** BEGIN **
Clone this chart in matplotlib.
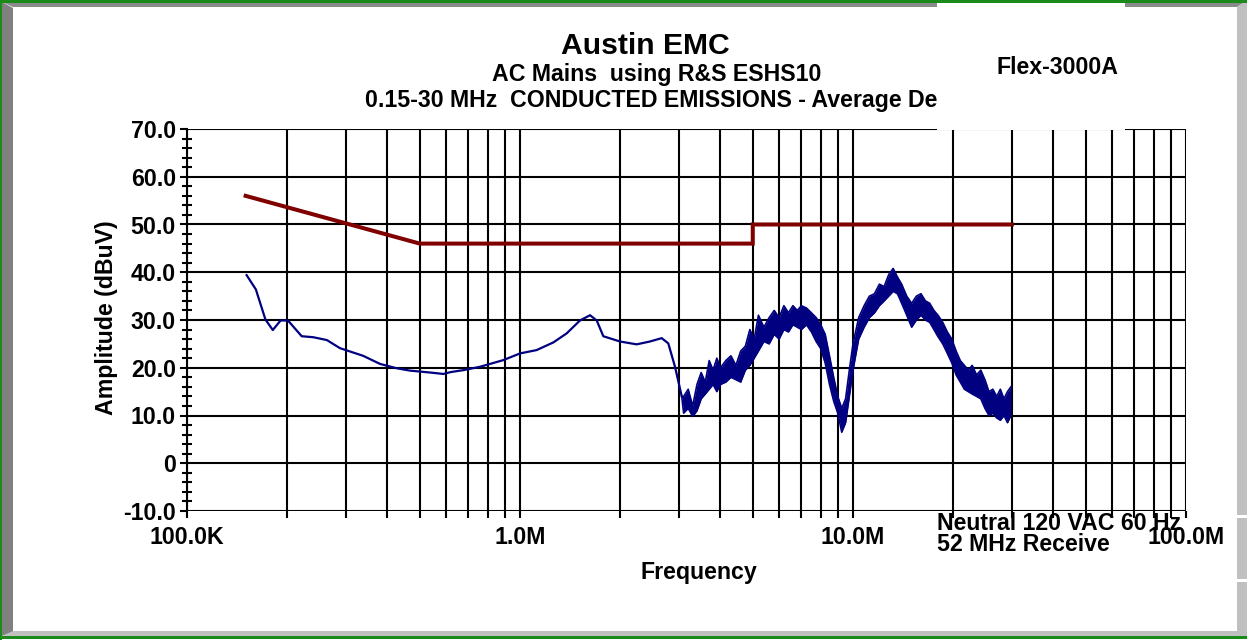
import matplotlib
matplotlib.use("Agg")
import matplotlib.pyplot as plt
from matplotlib.patches import Rectangle, Polygon
from matplotlib.ticker import FixedLocator, NullFormatter

plt.rcParams['font.family'] = ['Liberation Sans', 'DejaVu Sans']
plt.rcParams['font.weight'] = 'bold'

# --- Données (MHz, dBuV) ---
# limite moyenne (CISPR)
limit_f = [0.15, 0.5, 5.0, 5.0, 30.0]
limit_db = [56.0, 46.0, 46.0, 50.0, 50.0]

# trace lisse 0.15 - 3 MHz
trace_f = [0.151, 0.161, 0.172, 0.181, 0.191, 0.201, 0.221, 0.239, 0.263, 0.288,
           0.338, 0.380, 0.426, 0.467, 0.537, 0.589, 0.620, 0.676, 0.758, 0.891,
           1.0, 1.122, 1.259, 1.381, 1.514, 1.623, 1.70, 1.779, 1.996, 2.24,
           2.457, 2.664, 2.788, 2.921, 3.06]
trace_db = [39.4, 36.4, 30.1, 27.9, 29.9, 29.9, 26.6, 26.4, 25.8, 24.1,
            22.5, 20.8, 19.9, 19.4, 19.0, 18.7, 19.1, 19.5, 20.2, 21.6,
            23.0, 23.7, 25.3, 27.2, 29.9, 31.0, 29.9, 26.6, 25.5, 24.9,
            25.5, 26.2, 25.1, 20.2, 14.0]

# partie bruitée 3 - 30 MHz : enveloppe haute / basse
noise_f = [3.06, 3.1, 3.2, 3.3, 3.4, 3.5, 3.6, 3.7, 3.8, 3.9, 4.0,
           4.15, 4.3, 4.45, 4.6, 4.75, 4.9, 5.05, 5.2, 5.4, 5.6,
           5.8, 6.0, 6.2, 6.4, 6.6, 6.8, 7.0, 7.25, 7.5, 7.75,
           8.0, 8.25, 8.5, 8.75, 9.0, 9.25, 9.5, 9.75, 10.0, 10.4,
           10.8, 11.2, 11.6, 12.0, 12.4, 12.8, 13.2, 13.6, 14.0, 14.5,
           15.0, 15.5, 16.0, 16.5, 17.0, 17.5, 18.0, 18.6, 19.2, 19.8,
           20.4, 21.0, 21.6, 22.2, 22.8, 23.5, 24.2, 24.9, 25.6, 26.3,
           27.0, 27.7, 28.4, 29.1, 29.8]
noise_hi = [14.0, 14.0, 15.5, 12.0, 16.5, 19.0, 17.0, 21.5, 19.5, 22.0, 20.0,
            21.5, 22.5, 20.5, 23.5, 24.5, 28.0, 26.0, 31.0, 28.5, 30.5,
            32.0, 30.5, 33.0, 31.5, 33.0, 32.0, 33.0, 32.5, 31.5, 30.5,
            29.0, 27.0, 22.5, 18.0, 14.0, 11.5, 13.5, 19.5, 25.0, 30.5,
            33.0, 35.0, 35.5, 37.5, 37.0, 39.5, 40.8, 39.0, 37.5, 35.0,
            33.5, 35.0, 35.5, 34.0, 33.5, 32.0, 31.0, 29.5, 27.5, 26.0,
            23.5, 21.5, 20.5, 19.5, 20.5, 18.5, 19.5, 17.5, 15.0, 15.5,
            14.0, 15.5, 13.5, 15.0, 16.0]
noise_lo = [14.0, 10.5, 11.5, 9.8, 11.0, 13.5, 14.5, 15.5, 16.5, 15.0, 16.5,
            17.0, 18.0, 17.5, 17.0, 19.5, 20.5, 22.0, 23.5, 25.5, 25.0,
            27.0, 26.0, 28.0, 27.5, 29.0, 28.5, 28.0, 29.0, 27.5, 25.5,
            24.0, 21.0, 16.5, 13.0, 10.5, 6.5, 8.5, 14.0, 19.5, 26.0,
            28.5, 30.5, 31.5, 33.0, 34.0, 35.0, 36.0, 35.5, 33.5, 31.0,
            28.5, 30.0, 31.0, 30.0, 29.5, 28.0, 26.5, 25.0, 23.0, 21.0,
            18.5, 17.0, 15.5, 15.0, 14.5, 14.0, 13.5, 11.5, 10.0, 10.5,
            9.5, 9.0, 10.0, 8.5, 10.0]

x_ticks = [1e5, 1e6, 1e7, 1e8]
x_labels = ["100.0K", "1.0M", "10.0M", "100.0M"]
y_ticks = [-10, 0, 10, 20, 30, 40, 50, 60, 70]
y_labels = ["-10.0", "0", "10.0", "20.0", "30.0", "40.0", "50.0", "60.0", "70.0"]

W, H = 1247, 640
fig = plt.figure(figsize=(W / 100, H / 100), dpi=100)

# --- Zone du graphe ---
ax = fig.add_axes([187 / W, 1 - 511 / H, 999 / W, 382 / H])
ax.set_xscale('log')
ax.set_xlim(1e5, 1e8)
ax.set_ylim(-10, 70)

MHz = 1e6
ax.plot([f * MHz for f in limit_f], limit_db, color='#800000', lw=2.9,
        solid_joinstyle='miter', zorder=4)
ax.plot([f * MHz for f in trace_f], trace_db, color='#000080', lw=1.6, zorder=5)
nf = [f * MHz for f in noise_f]
ax.fill_between(nf, noise_lo, noise_hi, color='#000080', lw=0, zorder=5)
ax.plot(nf, noise_hi, color='#000080', lw=1.2, zorder=5)
ax.plot(nf, noise_lo, color='#000080', lw=1.2, zorder=5)

# grille
ax.xaxis.set_major_locator(FixedLocator(x_ticks))
ax.xaxis.set_minor_locator(FixedLocator([m * 10 ** e for e in (5, 6, 7) for m in range(2, 10)]))
ax.xaxis.set_minor_formatter(NullFormatter())
ax.set_xticklabels(x_labels)
ax.yaxis.set_major_locator(FixedLocator(y_ticks))
ax.set_yticklabels(y_labels)
ax.yaxis.set_minor_locator(FixedLocator([v for v in range(-10, 71, 2) if v % 10 != 0]))

ax.grid(True, which='major', color='black', lw=1.5)
ax.grid(True, which='minor', axis='x', color='black', lw=1.5)
for s in ['top', 'right', 'bottom']:
    ax.spines[s].set_visible(False)
ax.spines['left'].set_linewidth(1.5)

ax.tick_params(axis='y', which='major', direction='out', length=5, width=1.5,
               labelsize=16.7, pad=3)
ax.tick_params(axis='x', which='major', direction='out', length=5, width=1.5,
               labelsize=16.7, pad=6)
ax.tick_params(axis='x', which='minor', direction='out', length=5, width=1.5)
ax.tick_params(axis='y', which='minor', direction='inout', length=7, width=1.5)
for lab in ax.get_xticklabels() + ax.get_yticklabels():
    lab.set_fontweight('bold')

# --- Textes ---
fig.text(645 / W, 1 - 46 / H, "Austin EMC", ha='center', va='center', fontsize=21.7, weight='bold')
fig.text(657 / W, 1 - 74 / H, "AC Mains  using R&S ESHS10", ha='center', va='center', fontsize=16.7, weight='bold')
fig.text(937 / W, 1 - 100 / H, "0.15-30 MHz  CONDUCTED EMISSIONS - Average De", ha='right', va='center',
         fontsize=16.7, weight='bold')
fig.text(107 / W, 1 - 318 / H, "Amplitude (dBuV)", ha='center', va='center', rotation=90,
         fontsize=16.7, weight='bold')
fig.text(699 / W, 1 - 573 / H, "Frequency", ha='center', va='center', fontsize=16.7, weight='bold')
fig.text(937 / W, 1 - 530 / H, "Neutral 120 VAC 60 Hz", ha='left', va='baseline', fontsize=16.7, weight='bold')
fig.text(937 / W, 1 - 551 / H, "52 MHz Receive", ha='left', va='baseline', fontsize=16.7, weight='bold')

# --- Cadre de la fenêtre (coordonnées pixels) ---
fr = fig.add_axes([0, 0, 1, 1], zorder=5)
fr.set_xlim(0, W)
fr.set_ylim(H, 0)
fr.axis('off')
fr.patch.set_visible(False)

# cache blanc en haut à droite
fr.add_patch(Rectangle((937, 2), 188, 127.5, color='white', lw=0))
# bords gris
fr.add_patch(Polygon([(2, 2), (13, 8), (13, 632), (2, 636)], closed=True, color='#808080', lw=0))
fr.add_patch(Polygon([(2, 2), (937, 2), (937, 7), (13, 7)], closed=True, color='#8a8a8a', lw=0))
fr.add_patch(Polygon([(1125, 2), (1245, 2), (1237, 7), (1125, 7)], closed=True, color='#8a8a8a', lw=0))
fr.add_patch(Polygon([(1245, 2), (1247, 2), (1247, 636), (1237, 636), (1237, 7)], closed=True,
                     color='#c0c0c0', lw=0))
fr.add_patch(Polygon([(2, 636), (13, 631), (1237, 631), (1247, 636)], closed=True, color='#c0c0c0', lw=0))
fr.add_patch(Rectangle((1237, 515), 10, 3, color='white', lw=0))
fr.add_patch(Rectangle((1237, 579), 10, 3, color='white', lw=0))
# liseré vert
fr.add_patch(Rectangle((0, 0), W, 2.5, color='#1a8a1a', lw=0))
fr.add_patch(Rectangle((0, 0), 2, H, color='#1a8a1a', lw=0))
fr.add_patch(Rectangle((0, 635.5), W, 3, color='#1a8a1a', lw=0))

fr.text(1058, 68, "Flex-3000A", ha='center', va='center', fontsize=16.7, weight='bold')

fig.savefig("out.png", dpi=100)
** END **
* _EXERCISE_: Write out exactly the lines between the start of the data and the line with "plt.rcParams['font.weight'] = 'bold'", including both, but none of the pictures.

* _ANSWER TO THIS EXERCISE_:
Clone this chart in matplotlib.
import matplotlib
matplotlib.use("Agg")
import matplotlib.pyplot as plt
from matplotlib.patches import Rectangle, Polygon
from matplotlib.ticker import FixedLocator, NullFormatter

plt.rcParams['font.family'] = ['Liberation Sans', 'DejaVu Sans']
plt.rcParams['font.weight'] = 'bold'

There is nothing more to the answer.